▶ _YOUR TASK_:
Nothing in the data should change when you return it, but leave the pictures out.

▶ _RECORDED INFORMATION_:
::::

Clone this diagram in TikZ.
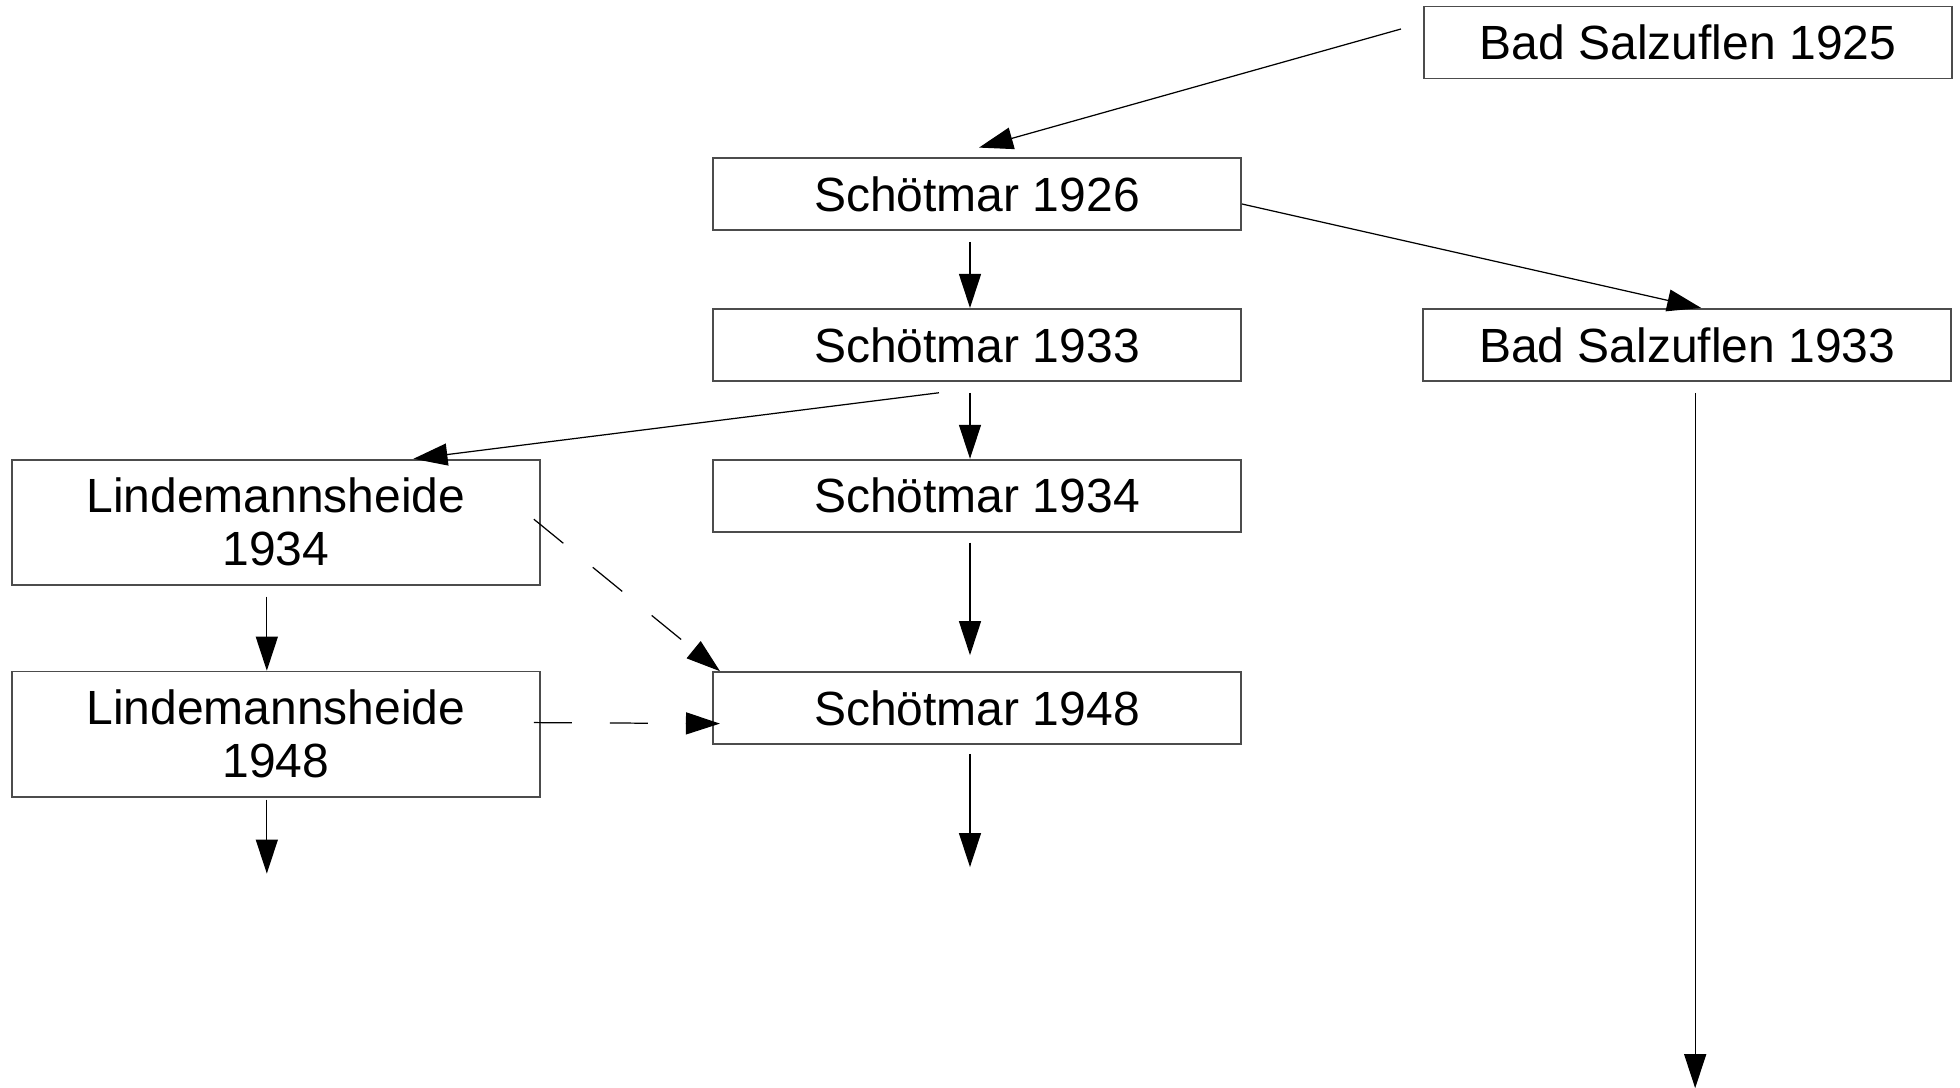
\documentclass[tikz,border=0pt]{standalone}
\usepackage{fontspec}
\setsansfont{Liberation Sans}
\usepackage{tikz}
\usetikzlibrary{arrows.meta}
\usetikzlibrary{positioning}

\begin{document}
\begin{tikzpicture}[x=0.01cm,y=-0.01cm,->,>={Triangle[length=0.34cm,width=0.22cm]},line width=0.35pt,
  every node/.style={font=\sffamily\fontsize{13.65}{15.1}\selectfont},
  place/.style={draw=black!70,line width=0.5pt,rectangle,minimum width=5.28cm,minimum height=0.72cm,inner sep=0pt,align=center},
  twoline/.style={place,minimum height=1.25cm},
  link/.style={dash pattern=on 0.38cm off 0.38cm}]
\useasboundingbox (0,0) rectangle (1960,1087);
\node[place] (bs1925) at (1688,42.5) {Bad Salzuflen 1925};
\node[place] (s1926) at (977,194) {Schötmar 1926};
\node[place] (s1933) [below=0.77cm of s1926] {Schötmar 1933};
\node[place] (bs1933) [right=1.8cm of s1933] {Bad Salzuflen 1933};
\node[place] (s1934) [below=0.77cm of s1933] {Schötmar 1934};
\node[place] (s1948) [below=1.385cm of s1934] {Schötmar 1948};
\node[twoline] (l1934) [below left=0cm and 1.71cm of s1934.north west] {Lindemannsheide\\1934};
\node[twoline] (l1948) [below=0.85cm of l1934] {Lindemannsheide\\1948};
\coordinate (bsend) at ([xshift=0.08cm,yshift=-7.06cm]bs1933.south);
\coordinate (lend) at ([xshift=-0.09cm,yshift=-0.76cm]l1948.south);
\coordinate (send) at ([xshift=-0.07cm,yshift=-1.22cm]s1948.south);
\path ([xshift=-0.22cm,yshift=0.135cm]bs1925.west) edge ([xshift=0.02cm,yshift=0.095cm]s1926.north) ;
\path ([yshift=-0.1cm]s1926.east) edge ([xshift=0.14cm]bs1933.north) ;
\path ([xshift=-0.07cm,yshift=-0.11cm]s1926.south) edge ([xshift=-0.07cm]s1933.north) ;
\path ([xshift=-0.38cm,yshift=-0.11cm]s1933.south) edge ([xshift=1.375cm]l1934.north) ;
\path ([xshift=-0.07cm,yshift=-0.11cm]s1933.south) edge ([xshift=-0.07cm]s1934.north) ;
\path ([xshift=0.08cm,yshift=-0.11cm]bs1933.south) edge (bsend) ;
\path ([xshift=-0.07cm,yshift=0.03cm]l1934.east) edge [link] ([xshift=0.08cm]s1948.north west) ;
\path ([xshift=-0.09cm,yshift=-0.11cm]l1934.south) edge ([xshift=-0.09cm]l1948.north) ;
\path ([xshift=-0.07cm,yshift=-0.1cm]s1934.south) edge ([xshift=-0.07cm,yshift=0.16cm]s1948.north) ;
\path ([xshift=-0.07cm,yshift=0.115cm]l1948.east) edge [link] ([xshift=0.08cm,yshift=-0.155cm]s1948.west) ;
\path ([xshift=-0.09cm,yshift=-0.02cm]l1948.south) edge (lend) ;
\path ([xshift=-0.07cm,yshift=-0.09cm]s1948.south) edge (send) ;
\end{tikzpicture}
\end{document}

::::

▶ _PROBLEM SOLUTION_:
Clone this diagram in TikZ.
\documentclass[tikz,border=0pt]{standalone}
\usepackage{fontspec}
\setsansfont{Liberation Sans}
\usepackage{tikz}
\usetikzlibrary{arrows.meta}
\usetikzlibrary{positioning}

\begin{document}
\begin{tikzpicture}[x=0.01cm,y=-0.01cm,->,>={Triangle[length=0.34cm,width=0.22cm]},line width=0.35pt,
  every node/.style={font=\sffamily\fontsize{13.65}{15.1}\selectfont},
  place/.style={draw=black!70,line width=0.5pt,rectangle,minimum width=5.28cm,minimum height=0.72cm,inner sep=0pt,align=center},
  twoline/.style={place,minimum height=1.25cm},
  link/.style={dash pattern=on 0.38cm off 0.38cm}]
\useasboundingbox (0,0) rectangle (1960,1087);
\node[place] (bs1925) at (1688,42.5) {Bad Salzuflen 1925};
\node[place] (s1926) at (977,194) {Schötmar 1926};
\node[place] (s1933) [below=0.77cm of s1926] {Schötmar 1933};
\node[place] (bs1933) [right=1.8cm of s1933] {Bad Salzuflen 1933};
\node[place] (s1934) [below=0.77cm of s1933] {Schötmar 1934};
\node[place] (s1948) [below=1.385cm of s1934] {Schötmar 1948};
\node[twoline] (l1934) [below left=0cm and 1.71cm of s1934.north west] {Lindemannsheide\\1934};
\node[twoline] (l1948) [below=0.85cm of l1934] {Lindemannsheide\\1948};
\coordinate (bsend) at ([xshift=0.08cm,yshift=-7.06cm]bs1933.south);
\coordinate (lend) at ([xshift=-0.09cm,yshift=-0.76cm]l1948.south);
\coordinate (send) at ([xshift=-0.07cm,yshift=-1.22cm]s1948.south);
\path ([xshift=-0.22cm,yshift=0.135cm]bs1925.west) edge ([xshift=0.02cm,yshift=0.095cm]s1926.north) ;
\path ([yshift=-0.1cm]s1926.east) edge ([xshift=0.14cm]bs1933.north) ;
\path ([xshift=-0.07cm,yshift=-0.11cm]s1926.south) edge ([xshift=-0.07cm]s1933.north) ;
\path ([xshift=-0.38cm,yshift=-0.11cm]s1933.south) edge ([xshift=1.375cm]l1934.north) ;
\path ([xshift=-0.07cm,yshift=-0.11cm]s1933.south) edge ([xshift=-0.07cm]s1934.north) ;
\path ([xshift=0.08cm,yshift=-0.11cm]bs1933.south) edge (bsend) ;
\path ([xshift=-0.07cm,yshift=0.03cm]l1934.east) edge [link] ([xshift=0.08cm]s1948.north west) ;
\path ([xshift=-0.09cm,yshift=-0.11cm]l1934.south) edge ([xshift=-0.09cm]l1948.north) ;
\path ([xshift=-0.07cm,yshift=-0.1cm]s1934.south) edge ([xshift=-0.07cm,yshift=0.16cm]s1948.north) ;
\path ([xshift=-0.07cm,yshift=0.115cm]l1948.east) edge [link] ([xshift=0.08cm,yshift=-0.155cm]s1948.west) ;
\path ([xshift=-0.09cm,yshift=-0.02cm]l1948.south) edge (lend) ;
\path ([xshift=-0.07cm,yshift=-0.09cm]s1948.south) edge (send) ;
\end{tikzpicture}
\end{document}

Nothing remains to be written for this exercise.